======== SOURCE EXCERPT ========

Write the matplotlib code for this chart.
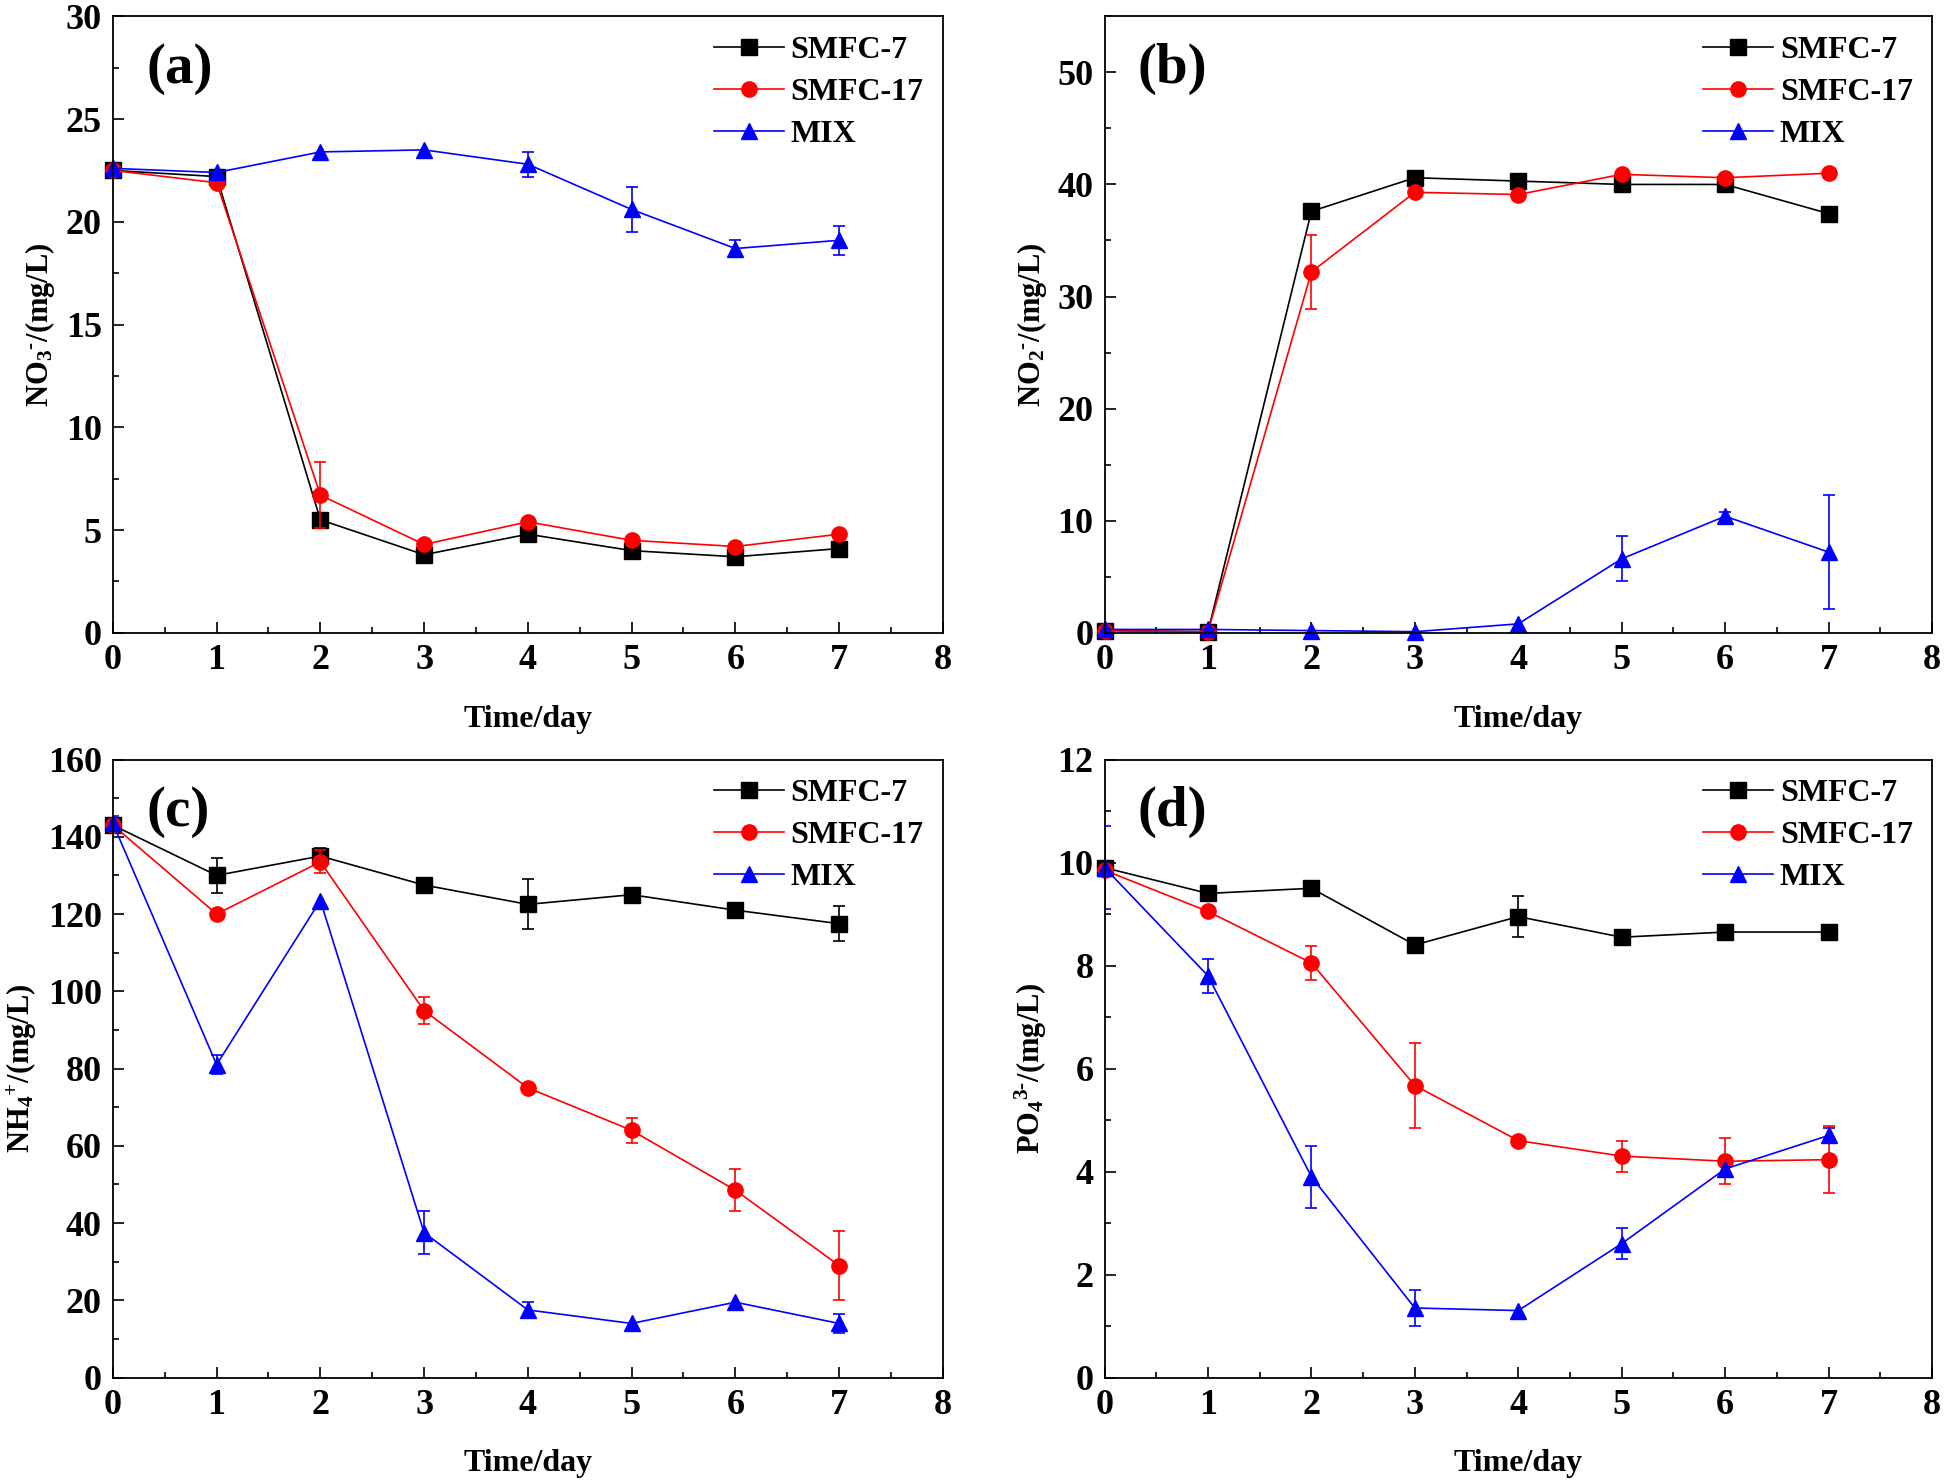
import matplotlib
matplotlib.use('Agg')
import matplotlib.pyplot as plt
from matplotlib.ticker import MultipleLocator
import numpy as np

plt.rcParams.update({
    'font.family': 'Liberation Serif',
    'font.weight': 'bold',
    'mathtext.fontset': 'custom',
    'mathtext.rm': 'Liberation Serif:bold',
    'mathtext.it': 'Liberation Serif:bold',
    'mathtext.bf': 'Liberation Serif:bold',
    'axes.linewidth': 1.3,
})

days = np.arange(8)
series_names = ['SMFC-7', 'SMFC-17', 'MIX']

# (a) nitrate
no3_smfc7 = [22.5, 22.2, 5.5, 3.8, 4.8, 4.0, 3.7, 4.1]
no3_smfc7_err = [0, 0, 0, 0, 0, 0, 0, 0]
no3_smfc17 = [22.5, 21.9, 6.7, 4.3, 5.4, 4.5, 4.2, 4.8]
no3_smfc17_err = [0, 0, 1.6, 0, 0, 0, 0, 0]
no3_mix = [22.6, 22.4, 23.4, 23.5, 22.8, 20.6, 18.7, 19.1]
no3_mix_err = [0, 0, 0, 0, 0.6, 1.1, 0.4, 0.7]

# (b) nitrite
no2_smfc7 = [0.2, 0.1, 37.6, 40.6, 40.3, 40.0, 40.0, 37.4]
no2_smfc7_err = [0, 0, 0, 0, 0, 0, 0, 0]
no2_smfc17 = [0.2, 0.1, 32.2, 39.3, 39.1, 40.9, 40.6, 41.0]
no2_smfc17_err = [0, 0, 3.3, 0, 0, 0, 0, 0]
no2_mix = [0.3, 0.3, 0.2, 0.1, 0.8, 6.6, 10.4, 7.2]
no2_mix_err = [0, 0, 0, 0, 0, 2.0, 0.4, 5.1]

# (c) ammonium
nh4_smfc7 = [143, 130, 135, 127.5, 122.5, 125, 121, 117.5]
nh4_smfc7_err = [0, 4.5, 2, 0, 6.5, 0, 0, 4.5]
nh4_smfc17 = [143, 120, 133.5, 95, 75, 64, 48.5, 29]
nh4_smfc17_err = [0, 0, 3, 3.5, 0, 3.2, 5.5, 9]
nh4_mix = [143.5, 81, 123.5, 37.5, 17.5, 14, 19.5, 14]
nh4_mix_err = [2, 2.5, 0, 5.5, 2, 0, 0, 2.5]

# (d) phosphate
po4_smfc7 = [9.9, 9.4, 9.5, 8.4, 8.95, 8.55, 8.65, 8.65]
po4_smfc7_err = [0, 0.15, 0.15, 0, 0.4, 0, 0, 0]
po4_smfc17 = [9.85, 9.05, 8.05, 5.67, 4.6, 4.3, 4.2, 4.23]
po4_smfc17_err = [0, 0, 0.33, 0.83, 0, 0.3, 0.45, 0.65]
po4_mix = [9.9, 7.8, 3.9, 1.35, 1.3, 2.6, 4.05, 4.7]
po4_mix_err = [0.8, 0.33, 0.6, 0.35, 0, 0.3, 0, 0.15]

colors = ['black', 'red', 'blue']
markers = ['s', 'o', '^']

panels = [
    ('(a)', 'NO$_3$$^{\u2010}$/(mg/L)', 30, 5, 2.5,
     [(no3_smfc7, no3_smfc7_err), (no3_smfc17, no3_smfc17_err), (no3_mix, no3_mix_err)],
     [0.058, 0.573, 0.4265, 0.416]),
    ('(b)', 'NO$_2$$^{\u2010}$/(mg/L)', 55, 10, 5,
     [(no2_smfc7, no2_smfc7_err), (no2_smfc17, no2_smfc17_err), (no2_mix, no2_mix_err)],
     [0.5676, 0.573, 0.4252, 0.416]),
    ('(c)', 'NH$_4$$^{+}$/(mg/L)', 160, 20, 10,
     [(nh4_smfc7, nh4_smfc7_err), (nh4_smfc17, nh4_smfc17_err), (nh4_mix, nh4_mix_err)],
     [0.058, 0.0705, 0.4265, 0.417]),
    ('(d)', 'PO$_4$$^{3\u2010}$/(mg/L)', 12, 2, 1,
     [(po4_smfc7, po4_smfc7_err), (po4_smfc17, po4_smfc17_err), (po4_mix, po4_mix_err)],
     [0.5676, 0.0705, 0.4252, 0.417]),
]

fig = plt.figure(figsize=(19.46, 14.82), dpi=100)

for tag, ylabel, ymax, major, minor, data, rect in panels:
    ax = fig.add_axes(rect)
    for (vals, errs), name, c, m in zip(data, series_names, colors, markers):
        vals = np.array(vals, dtype=float)
        errs = np.array(errs, dtype=float)
        ax.plot(days, vals, color=c, marker=m, markersize=11, linewidth=1.2,
                label=name, clip_on=False)
        mask = errs > 0
        ax.errorbar(days[mask], vals[mask], yerr=errs[mask], fmt='none',
                    ecolor=c, elinewidth=1.2, capsize=4, capthick=1.2)
    ax.set_xlim(0, 8)
    ax.set_ylim(0, ymax)
    ax.xaxis.set_major_locator(MultipleLocator(1))
    ax.xaxis.set_minor_locator(MultipleLocator(0.5))
    ax.yaxis.set_major_locator(MultipleLocator(major))
    ax.yaxis.set_minor_locator(MultipleLocator(minor))
    ax.tick_params(which='both', direction='in', top=False, right=False,
                   labelsize=26, width=1.2)
    ax.tick_params(which='major', length=8, pad=8)
    ax.tick_params(which='minor', length=4)
    ax.set_xlabel('Time/day', fontsize=23, fontweight='bold', labelpad=20)
    ax.set_ylabel(ylabel, fontsize=22, fontweight='bold', labelpad=6)
    ax.text(0.04, 0.915, tag, transform=ax.transAxes, fontsize=41,
            fontweight='bold', va='center', ha='left')
    ax.legend(loc='upper right', frameon=False, fontsize=23,
              handlelength=2.2, handletextpad=0.2, labelspacing=0.4,
              borderaxespad=0.2, bbox_to_anchor=(1.0, 1.0))

fig.savefig('out.png', dpi=100)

========

Reproduce the material in its entirety and word for word, without the pictures.

SOLUTION FOR THIS TASK:
Write the matplotlib code for this chart.
import matplotlib
matplotlib.use('Agg')
import matplotlib.pyplot as plt
from matplotlib.ticker import MultipleLocator
import numpy as np

plt.rcParams.update({
    'font.family': 'Liberation Serif',
    'font.weight': 'bold',
    'mathtext.fontset': 'custom',
    'mathtext.rm': 'Liberation Serif:bold',
    'mathtext.it': 'Liberation Serif:bold',
    'mathtext.bf': 'Liberation Serif:bold',
    'axes.linewidth': 1.3,
})

days = np.arange(8)
series_names = ['SMFC-7', 'SMFC-17', 'MIX']

# (a) nitrate
no3_smfc7 = [22.5, 22.2, 5.5, 3.8, 4.8, 4.0, 3.7, 4.1]
no3_smfc7_err = [0, 0, 0, 0, 0, 0, 0, 0]
no3_smfc17 = [22.5, 21.9, 6.7, 4.3, 5.4, 4.5, 4.2, 4.8]
no3_smfc17_err = [0, 0, 1.6, 0, 0, 0, 0, 0]
no3_mix = [22.6, 22.4, 23.4, 23.5, 22.8, 20.6, 18.7, 19.1]
no3_mix_err = [0, 0, 0, 0, 0.6, 1.1, 0.4, 0.7]

# (b) nitrite
no2_smfc7 = [0.2, 0.1, 37.6, 40.6, 40.3, 40.0, 40.0, 37.4]
no2_smfc7_err = [0, 0, 0, 0, 0, 0, 0, 0]
no2_smfc17 = [0.2, 0.1, 32.2, 39.3, 39.1, 40.9, 40.6, 41.0]
no2_smfc17_err = [0, 0, 3.3, 0, 0, 0, 0, 0]
no2_mix = [0.3, 0.3, 0.2, 0.1, 0.8, 6.6, 10.4, 7.2]
no2_mix_err = [0, 0, 0, 0, 0, 2.0, 0.4, 5.1]

# (c) ammonium
nh4_smfc7 = [143, 130, 135, 127.5, 122.5, 125, 121, 117.5]
nh4_smfc7_err = [0, 4.5, 2, 0, 6.5, 0, 0, 4.5]
nh4_smfc17 = [143, 120, 133.5, 95, 75, 64, 48.5, 29]
nh4_smfc17_err = [0, 0, 3, 3.5, 0, 3.2, 5.5, 9]
nh4_mix = [143.5, 81, 123.5, 37.5, 17.5, 14, 19.5, 14]
nh4_mix_err = [2, 2.5, 0, 5.5, 2, 0, 0, 2.5]

# (d) phosphate
po4_smfc7 = [9.9, 9.4, 9.5, 8.4, 8.95, 8.55, 8.65, 8.65]
po4_smfc7_err = [0, 0.15, 0.15, 0, 0.4, 0, 0, 0]
po4_smfc17 = [9.85, 9.05, 8.05, 5.67, 4.6, 4.3, 4.2, 4.23]
po4_smfc17_err = [0, 0, 0.33, 0.83, 0, 0.3, 0.45, 0.65]
po4_mix = [9.9, 7.8, 3.9, 1.35, 1.3, 2.6, 4.05, 4.7]
po4_mix_err = [0.8, 0.33, 0.6, 0.35, 0, 0.3, 0, 0.15]

colors = ['black', 'red', 'blue']
markers = ['s', 'o', '^']

panels = [
    ('(a)', 'NO$_3$$^{\u2010}$/(mg/L)', 30, 5, 2.5,
     [(no3_smfc7, no3_smfc7_err), (no3_smfc17, no3_smfc17_err), (no3_mix, no3_mix_err)],
     [0.058, 0.573, 0.4265, 0.416]),
    ('(b)', 'NO$_2$$^{\u2010}$/(mg/L)', 55, 10, 5,
     [(no2_smfc7, no2_smfc7_err), (no2_smfc17, no2_smfc17_err), (no2_mix, no2_mix_err)],
     [0.5676, 0.573, 0.4252, 0.416]),
    ('(c)', 'NH$_4$$^{+}$/(mg/L)', 160, 20, 10,
     [(nh4_smfc7, nh4_smfc7_err), (nh4_smfc17, nh4_smfc17_err), (nh4_mix, nh4_mix_err)],
     [0.058, 0.0705, 0.4265, 0.417]),
    ('(d)', 'PO$_4$$^{3\u2010}$/(mg/L)', 12, 2, 1,
     [(po4_smfc7, po4_smfc7_err), (po4_smfc17, po4_smfc17_err), (po4_mix, po4_mix_err)],
     [0.5676, 0.0705, 0.4252, 0.417]),
]

fig = plt.figure(figsize=(19.46, 14.82), dpi=100)

for tag, ylabel, ymax, major, minor, data, rect in panels:
    ax = fig.add_axes(rect)
    for (vals, errs), name, c, m in zip(data, series_names, colors, markers):
        vals = np.array(vals, dtype=float)
        errs = np.array(errs, dtype=float)
        ax.plot(days, vals, color=c, marker=m, markersize=11, linewidth=1.2,
                label=name, clip_on=False)
        mask = errs > 0
        ax.errorbar(days[mask], vals[mask], yerr=errs[mask], fmt='none',
                    ecolor=c, elinewidth=1.2, capsize=4, capthick=1.2)
    ax.set_xlim(0, 8)
    ax.set_ylim(0, ymax)
    ax.xaxis.set_major_locator(MultipleLocator(1))
    ax.xaxis.set_minor_locator(MultipleLocator(0.5))
    ax.yaxis.set_major_locator(MultipleLocator(major))
    ax.yaxis.set_minor_locator(MultipleLocator(minor))
    ax.tick_params(which='both', direction='in', top=False, right=False,
                   labelsize=26, width=1.2)
    ax.tick_params(which='major', length=8, pad=8)
    ax.tick_params(which='minor', length=4)
    ax.set_xlabel('Time/day', fontsize=23, fontweight='bold', labelpad=20)
    ax.set_ylabel(ylabel, fontsize=22, fontweight='bold', labelpad=6)
    ax.text(0.04, 0.915, tag, transform=ax.transAxes, fontsize=41,
            fontweight='bold', va='center', ha='left')
    ax.legend(loc='upper right', frameon=False, fontsize=23,
              handlelength=2.2, handletextpad=0.2, labelspacing=0.4,
              borderaxespad=0.2, bbox_to_anchor=(1.0, 1.0))

fig.savefig('out.png', dpi=100)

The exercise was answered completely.